I’m not sure where the idea that two consecutive quarters of real GDP decline is what makes a recession. It’s what I learned early in my career. I don’t know when it was abandoned. But it makes sense to put it in file 13 in the present US, since maximum sustainable (meaning non-inflationary) real GDP growth is currently 1%-ish. Not a great deal of difference between that and being in the minus column. This is very different from the 1990s, when US real GDP exceeded the 4% growth mark six times and the worst year was +1.2%. Back then, being in negative territory would have meant a huge economic disruption.
I look a bit differently at where the US is currently rather than through the recession/expansion lens. If we take real GDP at the end of 2018 and project forward at a 1% annual growth rate, the economy should be about 4% larger now than it was back then. It’s actually about 6% bigger. That’s despite the pandemic and the Russian invasion, and because of some combination of our own resilience and the massive Biden stimulus.
To my mind, this means that to get the country back to a non-inflationary path, we’ve got to shrink GDP by 2%. GDP in 1Q22 was -1.6% and -0.9% in 2Q22. If we did this for four more quarters, we’d be back where we should be. Earnings reports are beginning to tell us, however, that the US economy is starting to shift into a lower gear.
WMT and ZIP
Both companies reported overnight. WMT, the country’s largest retailer, reported better than expected earnings for the June quarter, although it said customers are shifting from discretionary items to food and from brands to private label. The stock is up by about 6% as I’m writing this.
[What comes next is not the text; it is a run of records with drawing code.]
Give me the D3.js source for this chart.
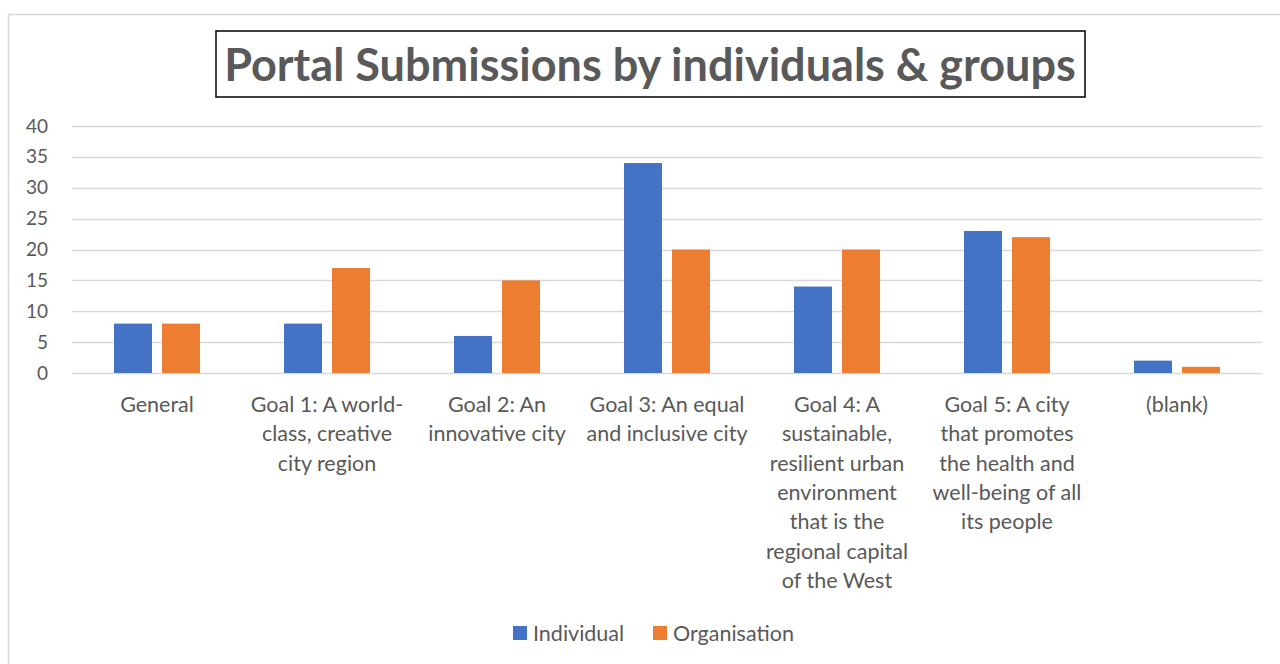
<!DOCTYPE html>
<html>
<head>
<meta charset="utf-8">
<script src="https://cdn.jsdelivr.net/npm/d3@7"></script>
<style>
  body { margin: 0; background: #fff; }
  text { font-family: Lato, "Open Sans", sans-serif; }
</style>
</head>
<body>
<script>
// 資料
const categories = ["General", "Goal 1", "Goal 2", "Goal 3", "Goal 4", "Goal 5", "(blank)"];
const tickLabels = [
  ["General"],
  ["Goal 1: A world-", "class, creative", "city region"],
  ["Goal 2: An", "innovative city"],
  ["Goal 3: An equal", "and inclusive city"],
  ["Goal 4: A", "sustainable,", "resilient urban", "environment", "that is the", "regional capital", "of the West"],
  ["Goal 5: A city", "that promotes", "the health and", "well-being of all", "its people"],
  ["(blank)"]
];
const individual = [8, 8, 6, 34, 14, 23, 2];
const organisation = [8, 17, 15, 20, 20, 22, 1];
const seriesNames = ["Individual", "Organisation"];
const yTicks = [0, 5, 10, 15, 20, 25, 30, 35, 40];

const colors = ["#4472C4", "#ED7D31"];
const width = 1280, height = 664;
const margin = { left: 72, right: 18, top: 126, bottom: 291 };

const svg = d3.select("body").append("svg")
  .attr("width", width)
  .attr("height", height);

// 外框
svg.append("rect")
  .attr("x", 8.5).attr("y", 14.5)
  .attr("width", 1290).attr("height", 700)
  .attr("fill", "none")
  .attr("stroke", "#d9d9d9")
  .attr("stroke-width", 1.5);

const x = d3.scaleBand()
  .domain(categories)
  .range([margin.left, width - margin.right]);

const xInner = d3.scaleBand()
  .domain(seriesNames)
  .range([0, x.bandwidth()])
  .paddingInner(0.208)
  .paddingOuter(0.875);

const y = d3.scaleLinear()
  .domain([0, 40])
  .range([height - margin.bottom, margin.top]);

// 格線
svg.append("g")
  .selectAll("line")
  .data(yTicks)
  .enter()
  .append("line")
  .attr("x1", margin.left)
  .attr("x2", width - margin.right)
  .attr("y1", d => Math.round(y(d)) + 0.5)
  .attr("y2", d => Math.round(y(d)) + 0.5)
  .attr("stroke", "#d9d9d9")
  .attr("stroke-width", 1.5);

// y 軸標籤
const yAxis = svg.append("g")
  .attr("transform", `translate(${margin.left}, 0)`)
  .call(d3.axisLeft(y).tickValues(yTicks).tickSize(0).tickPadding(24));
yAxis.select(".domain").remove();
yAxis.selectAll("text")
  .style("font-size", "19px")
  .style("font-family", "Lato, sans-serif")
  .attr("fill", "#595959");

// 長條
const data = categories.map((c, i) => ({
  cat: c,
  values: [
    { name: seriesNames[0], value: individual[i] },
    { name: seriesNames[1], value: organisation[i] }
  ]
}));

const groups = svg.selectAll(".cat")
  .data(data)
  .enter()
  .append("g")
  .attr("transform", d => `translate(${x(d.cat)}, 0)`);

groups.selectAll("rect")
  .data(d => d.values)
  .enter()
  .append("rect")
  .attr("x", d => xInner(d.name))
  .attr("width", xInner.bandwidth())
  .attr("y", d => y(d.value))
  .attr("height", d => y(0) - y(d.value))
  .attr("fill", (d, i) => colors[i]);

// x 軸標籤
const xLabels = svg.append("g");
categories.forEach((c, i) => {
  const t = xLabels.append("text")
    .attr("x", x(c) + x.bandwidth() / 2)
    .attr("y", 412)
    .attr("text-anchor", "middle")
    .style("font-size", "21.5px")
    .attr("fill", "#595959");
  tickLabels[i].forEach((line, j) => {
    t.append("tspan")
      .attr("x", x(c) + x.bandwidth() / 2)
      .attr("dy", j === 0 ? 0 : 29.3)
      .text(line);
  });
});

// 標題
svg.append("rect")
  .attr("x", 216).attr("y", 31)
  .attr("width", 869).attr("height", 66)
  .attr("fill", "#fff")
  .attr("stroke", "#000")
  .attr("stroke-width", 1.5);
const title = svg.append("text")
  .attr("x", 650)
  .attr("y", 81)
  .attr("text-anchor", "middle")
  .style("font-size", "40px")
  .style("font-weight", "bold")
  .attr("fill", "#595959")
  .text("Portal Submissions by individuals & groups");
// 調整標題寬度
const tw = title.node().getComputedTextLength();
title.style("font-size", (40 * 852 / tw) + "px");

// 圖例
const legend = svg.append("g").attr("transform", "translate(513, 626)");
const legendX = [0, 140];
seriesNames.forEach((name, i) => {
  legend.append("rect")
    .attr("x", legendX[i])
    .attr("y", 0)
    .attr("width", 14)
    .attr("height", 14)
    .attr("fill", colors[i]);
  legend.append("text")
    .attr("x", legendX[i] + 20)
    .attr("y", 15)
    .style("font-size", "21.5px")
    .attr("fill", "#595959")
    .text(name);
});
</script>
</body>
</html>
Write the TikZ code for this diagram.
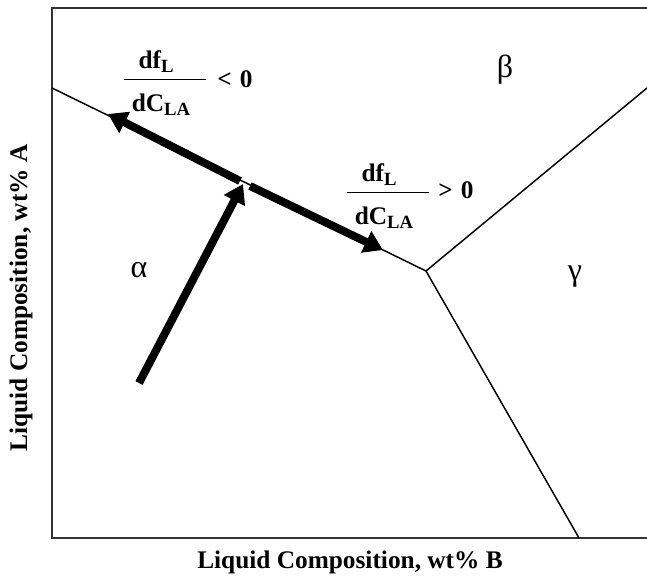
\documentclass[tikz,border=0pt]{standalone}
\usepackage{fontspec}
\setmainfont{Liberation Serif}
\usetikzlibrary{arrows.meta,positioning}

% slope of the liquid fraction
\newcommand{\lowsub}[1]{\raisebox{-0.35ex}{\fontsize{14}{16}\selectfont#1}}
\newcommand{\dfdc}{\begin{tabular}{@{\hspace{6pt}}l@{\hspace{12pt}}}%
  \hspace{5pt}df\lowsub{L}\\[1pt]\hline
  \rule{0pt}{24pt}dC\lowsub{LA}\end{tabular}}

\begin{document}
\begin{tikzpicture}[x=0.75pt,y=-0.75pt,
  frame/.style={line width=1.3pt,black!80},
  bound/.style={line width=1.1pt},
  fatarrow/.style={line width=6pt,-{Triangle[length=14pt,width=17pt]}},
  phase/.style={font=\fontsize{24}{28}\selectfont},
  lbl/.style={font=\fontsize{19}{22}\selectfont\bfseries},
  ratio/.style={lbl,inner sep=0pt}]
  \useasboundingbox (0,0) rectangle (647,577);
  \draw[frame] (647,8) -- (52,8) -- (52,538) -- (647,538);
  % phase boundaries
  \coordinate (tri) at (426,271);
  \coordinate (edgeW) at (52,88);
  \coordinate (edgeE) at (647,88);
  \coordinate (edgeS) at (579,538);
  \draw[bound] (edgeW) -- (tri) -- (edgeE);
  \draw[bound] (tri) -- (edgeS);
  % path of the liquid
  \coordinate (src) at (139,383);
  \coordinate (hit) at (243,184);
  \coordinate (hitL) at (240,181);
  \coordinate (hitR) at (250,186);
  \coordinate (upL) at (108,114);
  \coordinate (dnR) at (383,250);
  \draw[fatarrow] (src) -- (hit);
  \draw[fatarrow] (hitL) -- (upL);
  \draw[fatarrow] (hitR) -- (dnR);
  % labels
  \node[phase] (alpha) at (139,270) {α};
  \node[phase] (beta) at (505,70) {β};
  \node[phase] (gamma) at (575,277) {γ};
  \node[ratio] (fracL) at (165,84) {\dfdc};
  \node[ratio] (signL) at (235,79) {<\hspace{6pt}0};
  \node[ratio] (fracR) at (388,197) {\dfdc};
  \node[ratio] (signR) at (456,190) {>\hspace{6pt}0};
  \node[lbl,rotate=90] (ylab) at (21,298) {Liquid Composition, wt\% A};
  \node[lbl] (xlab) at (350,562) {Liquid Composition, wt\% B};
\end{tikzpicture}
\end{document}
ZIP, a large online employment agency, said the new hiring business, especially among smaller customers, began to weaken in June and has stayed soft since. The stock is off its lows but still down by about 5%.
I’m not sure why there’s the performance difference between the two. If I were forced to make something up, I’d say that the WMT results were better than feared, that it’s a known quantity and relatively defensive. ZIP, on the other hand, is a recent listing, is not well covered on Wall Street, and is in an industry that’s perceived as cyclical. Earnings are going to be fine here as well, but if I understand the conference call transcript I read this morning correctly, that’s apparently because the company is going to cut expenses.